# [TASK GOAL]
Collect each line holding the string "this".

# [PROVIDED ENTRIES]
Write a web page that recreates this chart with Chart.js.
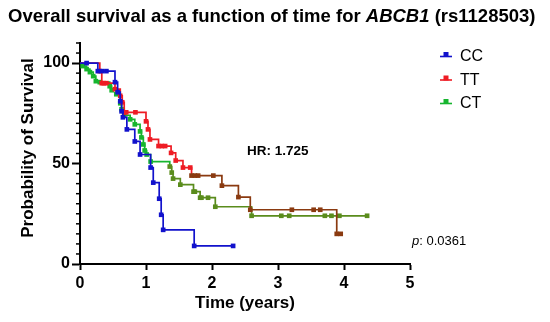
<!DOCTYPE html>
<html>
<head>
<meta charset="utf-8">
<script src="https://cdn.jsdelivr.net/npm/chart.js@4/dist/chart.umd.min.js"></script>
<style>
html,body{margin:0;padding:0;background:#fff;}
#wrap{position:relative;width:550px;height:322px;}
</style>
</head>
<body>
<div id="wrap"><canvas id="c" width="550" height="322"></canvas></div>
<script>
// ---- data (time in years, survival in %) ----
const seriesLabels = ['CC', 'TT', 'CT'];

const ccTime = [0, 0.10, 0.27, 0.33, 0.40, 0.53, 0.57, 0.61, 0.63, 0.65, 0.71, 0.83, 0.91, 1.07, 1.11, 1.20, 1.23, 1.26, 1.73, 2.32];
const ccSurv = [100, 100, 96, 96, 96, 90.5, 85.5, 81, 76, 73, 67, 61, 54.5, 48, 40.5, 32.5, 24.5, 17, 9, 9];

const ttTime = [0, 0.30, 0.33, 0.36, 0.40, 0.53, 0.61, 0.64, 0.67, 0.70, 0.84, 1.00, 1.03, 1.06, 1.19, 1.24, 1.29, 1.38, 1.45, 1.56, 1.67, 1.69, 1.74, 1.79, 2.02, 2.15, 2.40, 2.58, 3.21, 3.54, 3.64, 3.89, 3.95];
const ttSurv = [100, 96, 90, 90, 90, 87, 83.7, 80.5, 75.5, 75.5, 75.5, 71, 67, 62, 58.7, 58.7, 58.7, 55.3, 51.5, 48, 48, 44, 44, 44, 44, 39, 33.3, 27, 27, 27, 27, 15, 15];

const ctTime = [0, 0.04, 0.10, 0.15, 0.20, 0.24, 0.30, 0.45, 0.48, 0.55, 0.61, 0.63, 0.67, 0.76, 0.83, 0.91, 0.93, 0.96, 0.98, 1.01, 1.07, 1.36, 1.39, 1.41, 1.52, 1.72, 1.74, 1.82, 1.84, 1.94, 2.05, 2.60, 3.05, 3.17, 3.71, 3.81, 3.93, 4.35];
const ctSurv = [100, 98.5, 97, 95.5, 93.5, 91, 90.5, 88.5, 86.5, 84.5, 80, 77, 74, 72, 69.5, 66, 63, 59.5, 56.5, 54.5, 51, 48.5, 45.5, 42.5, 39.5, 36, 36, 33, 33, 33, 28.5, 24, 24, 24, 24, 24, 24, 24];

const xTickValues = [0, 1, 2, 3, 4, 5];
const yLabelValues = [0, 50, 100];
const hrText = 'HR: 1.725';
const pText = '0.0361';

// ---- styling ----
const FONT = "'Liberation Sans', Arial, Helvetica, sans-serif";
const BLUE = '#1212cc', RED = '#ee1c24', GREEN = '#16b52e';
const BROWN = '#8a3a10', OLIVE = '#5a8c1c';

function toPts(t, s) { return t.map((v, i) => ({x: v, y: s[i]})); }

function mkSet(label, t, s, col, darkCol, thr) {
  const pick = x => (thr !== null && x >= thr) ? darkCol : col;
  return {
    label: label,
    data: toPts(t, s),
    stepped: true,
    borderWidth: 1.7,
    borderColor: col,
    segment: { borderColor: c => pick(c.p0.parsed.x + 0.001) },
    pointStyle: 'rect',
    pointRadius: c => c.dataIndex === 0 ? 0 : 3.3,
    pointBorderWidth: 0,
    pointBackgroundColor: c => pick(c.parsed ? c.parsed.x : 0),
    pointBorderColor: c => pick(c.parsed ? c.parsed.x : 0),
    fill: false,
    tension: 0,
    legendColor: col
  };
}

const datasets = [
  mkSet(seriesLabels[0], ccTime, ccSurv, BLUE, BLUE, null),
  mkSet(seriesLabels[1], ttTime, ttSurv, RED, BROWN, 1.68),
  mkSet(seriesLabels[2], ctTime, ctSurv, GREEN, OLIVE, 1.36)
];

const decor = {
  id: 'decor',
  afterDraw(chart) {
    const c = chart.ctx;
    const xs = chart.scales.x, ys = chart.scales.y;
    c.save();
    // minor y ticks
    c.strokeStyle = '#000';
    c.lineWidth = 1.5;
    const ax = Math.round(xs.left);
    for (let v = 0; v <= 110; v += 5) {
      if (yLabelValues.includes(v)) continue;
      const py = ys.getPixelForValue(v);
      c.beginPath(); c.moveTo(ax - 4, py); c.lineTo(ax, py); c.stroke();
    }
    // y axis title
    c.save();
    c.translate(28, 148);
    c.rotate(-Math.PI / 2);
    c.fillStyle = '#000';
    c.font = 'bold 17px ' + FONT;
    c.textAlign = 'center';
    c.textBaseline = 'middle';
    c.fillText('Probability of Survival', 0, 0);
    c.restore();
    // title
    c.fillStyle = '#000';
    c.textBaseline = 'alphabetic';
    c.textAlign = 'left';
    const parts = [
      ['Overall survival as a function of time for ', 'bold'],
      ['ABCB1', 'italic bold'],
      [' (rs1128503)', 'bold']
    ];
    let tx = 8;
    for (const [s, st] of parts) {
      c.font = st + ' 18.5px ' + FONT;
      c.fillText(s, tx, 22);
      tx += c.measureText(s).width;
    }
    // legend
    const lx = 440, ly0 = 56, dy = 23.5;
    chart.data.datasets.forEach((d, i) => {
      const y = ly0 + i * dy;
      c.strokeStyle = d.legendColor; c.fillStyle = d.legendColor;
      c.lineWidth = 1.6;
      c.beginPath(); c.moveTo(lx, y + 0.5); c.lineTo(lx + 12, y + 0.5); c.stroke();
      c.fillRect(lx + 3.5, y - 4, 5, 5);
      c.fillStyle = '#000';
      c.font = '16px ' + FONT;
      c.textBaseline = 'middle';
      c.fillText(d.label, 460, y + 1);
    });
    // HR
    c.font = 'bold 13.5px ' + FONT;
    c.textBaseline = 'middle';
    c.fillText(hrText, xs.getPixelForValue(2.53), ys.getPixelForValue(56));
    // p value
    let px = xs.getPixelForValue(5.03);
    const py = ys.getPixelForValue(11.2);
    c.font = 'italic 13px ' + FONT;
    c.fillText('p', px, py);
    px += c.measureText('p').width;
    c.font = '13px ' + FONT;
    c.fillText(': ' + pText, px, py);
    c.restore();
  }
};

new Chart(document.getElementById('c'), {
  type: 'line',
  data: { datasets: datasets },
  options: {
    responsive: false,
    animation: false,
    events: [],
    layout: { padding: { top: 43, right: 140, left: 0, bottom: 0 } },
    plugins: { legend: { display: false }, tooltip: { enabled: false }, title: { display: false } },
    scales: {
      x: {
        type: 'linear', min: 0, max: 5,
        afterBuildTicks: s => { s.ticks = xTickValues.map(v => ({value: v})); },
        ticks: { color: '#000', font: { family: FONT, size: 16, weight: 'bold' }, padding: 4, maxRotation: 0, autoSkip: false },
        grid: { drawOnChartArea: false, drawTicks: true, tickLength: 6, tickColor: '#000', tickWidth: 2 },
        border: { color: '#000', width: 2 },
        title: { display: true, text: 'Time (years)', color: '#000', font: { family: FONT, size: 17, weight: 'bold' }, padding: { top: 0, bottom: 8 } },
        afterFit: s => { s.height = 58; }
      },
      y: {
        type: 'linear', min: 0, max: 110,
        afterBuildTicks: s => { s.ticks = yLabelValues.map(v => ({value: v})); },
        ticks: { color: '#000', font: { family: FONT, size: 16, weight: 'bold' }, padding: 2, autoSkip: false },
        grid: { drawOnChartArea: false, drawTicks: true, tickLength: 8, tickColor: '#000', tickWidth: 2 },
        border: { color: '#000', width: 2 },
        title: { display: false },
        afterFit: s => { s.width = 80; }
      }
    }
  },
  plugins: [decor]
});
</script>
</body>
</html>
---
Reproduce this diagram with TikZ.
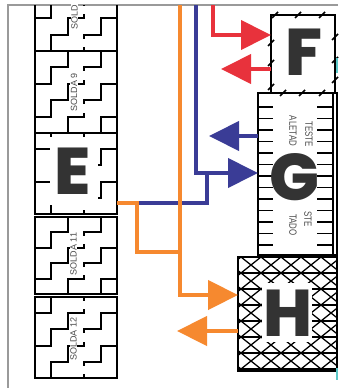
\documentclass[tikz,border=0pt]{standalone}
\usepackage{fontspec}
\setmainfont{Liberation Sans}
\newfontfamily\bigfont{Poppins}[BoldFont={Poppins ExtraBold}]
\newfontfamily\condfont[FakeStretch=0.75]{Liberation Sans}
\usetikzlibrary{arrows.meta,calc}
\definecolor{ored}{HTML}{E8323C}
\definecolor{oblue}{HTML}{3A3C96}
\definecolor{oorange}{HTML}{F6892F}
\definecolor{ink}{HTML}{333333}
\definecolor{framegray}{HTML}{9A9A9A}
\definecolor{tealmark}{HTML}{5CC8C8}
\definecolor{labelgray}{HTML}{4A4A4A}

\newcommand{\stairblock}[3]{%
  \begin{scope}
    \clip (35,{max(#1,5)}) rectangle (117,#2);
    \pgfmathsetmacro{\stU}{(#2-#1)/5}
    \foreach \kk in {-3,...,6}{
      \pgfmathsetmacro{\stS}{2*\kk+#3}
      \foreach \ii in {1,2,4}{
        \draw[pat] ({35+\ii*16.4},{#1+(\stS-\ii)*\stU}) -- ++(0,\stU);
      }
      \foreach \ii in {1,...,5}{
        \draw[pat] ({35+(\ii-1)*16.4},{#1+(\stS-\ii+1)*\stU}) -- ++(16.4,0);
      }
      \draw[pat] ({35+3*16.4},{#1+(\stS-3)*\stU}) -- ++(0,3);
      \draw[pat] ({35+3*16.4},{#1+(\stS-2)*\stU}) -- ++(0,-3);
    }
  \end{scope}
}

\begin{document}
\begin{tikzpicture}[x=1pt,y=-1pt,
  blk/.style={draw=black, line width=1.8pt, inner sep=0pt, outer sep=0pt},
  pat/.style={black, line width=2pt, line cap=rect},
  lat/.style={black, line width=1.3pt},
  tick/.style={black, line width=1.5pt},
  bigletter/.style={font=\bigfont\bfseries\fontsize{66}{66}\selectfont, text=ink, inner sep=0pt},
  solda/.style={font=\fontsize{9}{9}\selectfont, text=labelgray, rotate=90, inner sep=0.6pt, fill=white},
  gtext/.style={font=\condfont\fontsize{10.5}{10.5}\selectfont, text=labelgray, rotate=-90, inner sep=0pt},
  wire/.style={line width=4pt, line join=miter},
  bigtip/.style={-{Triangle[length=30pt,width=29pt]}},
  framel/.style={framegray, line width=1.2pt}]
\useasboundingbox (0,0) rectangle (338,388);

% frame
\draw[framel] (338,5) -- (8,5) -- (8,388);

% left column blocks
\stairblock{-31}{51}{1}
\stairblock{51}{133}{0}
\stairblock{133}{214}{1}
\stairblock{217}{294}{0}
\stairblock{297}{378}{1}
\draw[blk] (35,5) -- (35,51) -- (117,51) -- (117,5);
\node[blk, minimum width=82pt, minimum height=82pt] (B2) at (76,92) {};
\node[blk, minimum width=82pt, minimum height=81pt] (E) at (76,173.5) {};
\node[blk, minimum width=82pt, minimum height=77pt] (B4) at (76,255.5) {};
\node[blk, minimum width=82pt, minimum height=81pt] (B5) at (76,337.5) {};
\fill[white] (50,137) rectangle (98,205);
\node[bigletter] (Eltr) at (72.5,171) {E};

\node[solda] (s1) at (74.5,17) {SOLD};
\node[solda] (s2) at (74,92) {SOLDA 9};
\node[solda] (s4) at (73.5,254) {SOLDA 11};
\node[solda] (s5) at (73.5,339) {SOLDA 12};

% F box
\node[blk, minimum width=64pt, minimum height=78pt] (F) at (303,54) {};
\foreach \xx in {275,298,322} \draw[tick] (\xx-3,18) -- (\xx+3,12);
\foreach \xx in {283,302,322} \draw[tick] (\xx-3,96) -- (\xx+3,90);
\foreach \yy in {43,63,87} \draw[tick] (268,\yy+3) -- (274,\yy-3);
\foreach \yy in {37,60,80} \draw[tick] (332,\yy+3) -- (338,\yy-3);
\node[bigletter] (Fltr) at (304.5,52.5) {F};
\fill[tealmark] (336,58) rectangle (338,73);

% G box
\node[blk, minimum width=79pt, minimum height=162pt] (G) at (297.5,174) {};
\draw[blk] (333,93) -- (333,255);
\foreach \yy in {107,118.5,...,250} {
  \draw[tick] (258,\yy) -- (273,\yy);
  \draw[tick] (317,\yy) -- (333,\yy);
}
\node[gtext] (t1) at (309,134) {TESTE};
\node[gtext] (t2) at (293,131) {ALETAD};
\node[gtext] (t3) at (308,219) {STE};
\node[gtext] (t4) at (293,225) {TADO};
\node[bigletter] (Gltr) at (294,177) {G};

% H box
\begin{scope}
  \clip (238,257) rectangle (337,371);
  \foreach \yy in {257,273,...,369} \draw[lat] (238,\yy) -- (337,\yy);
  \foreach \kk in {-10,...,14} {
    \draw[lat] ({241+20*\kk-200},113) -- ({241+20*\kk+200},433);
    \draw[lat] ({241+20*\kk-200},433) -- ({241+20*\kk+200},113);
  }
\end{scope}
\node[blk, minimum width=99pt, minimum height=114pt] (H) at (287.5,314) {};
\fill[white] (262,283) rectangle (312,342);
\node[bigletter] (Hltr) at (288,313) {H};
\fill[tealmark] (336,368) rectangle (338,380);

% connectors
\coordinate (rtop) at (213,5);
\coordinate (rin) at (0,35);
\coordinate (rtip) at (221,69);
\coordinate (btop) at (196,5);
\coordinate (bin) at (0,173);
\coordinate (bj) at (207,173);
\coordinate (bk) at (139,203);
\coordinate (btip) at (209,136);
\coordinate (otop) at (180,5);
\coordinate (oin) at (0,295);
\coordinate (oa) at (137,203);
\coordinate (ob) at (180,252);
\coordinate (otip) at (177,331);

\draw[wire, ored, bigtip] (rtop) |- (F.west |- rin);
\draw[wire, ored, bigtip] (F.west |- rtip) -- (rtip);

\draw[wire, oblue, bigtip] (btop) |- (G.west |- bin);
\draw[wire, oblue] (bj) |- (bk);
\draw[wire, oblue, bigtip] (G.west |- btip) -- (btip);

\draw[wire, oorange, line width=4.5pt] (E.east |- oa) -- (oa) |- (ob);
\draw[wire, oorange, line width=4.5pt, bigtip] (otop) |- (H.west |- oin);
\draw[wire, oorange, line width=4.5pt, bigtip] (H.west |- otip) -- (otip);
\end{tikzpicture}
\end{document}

# [THE COMPLETED TASK]
Write a web page that recreates this chart with Chart.js.
Reproduce this diagram with TikZ.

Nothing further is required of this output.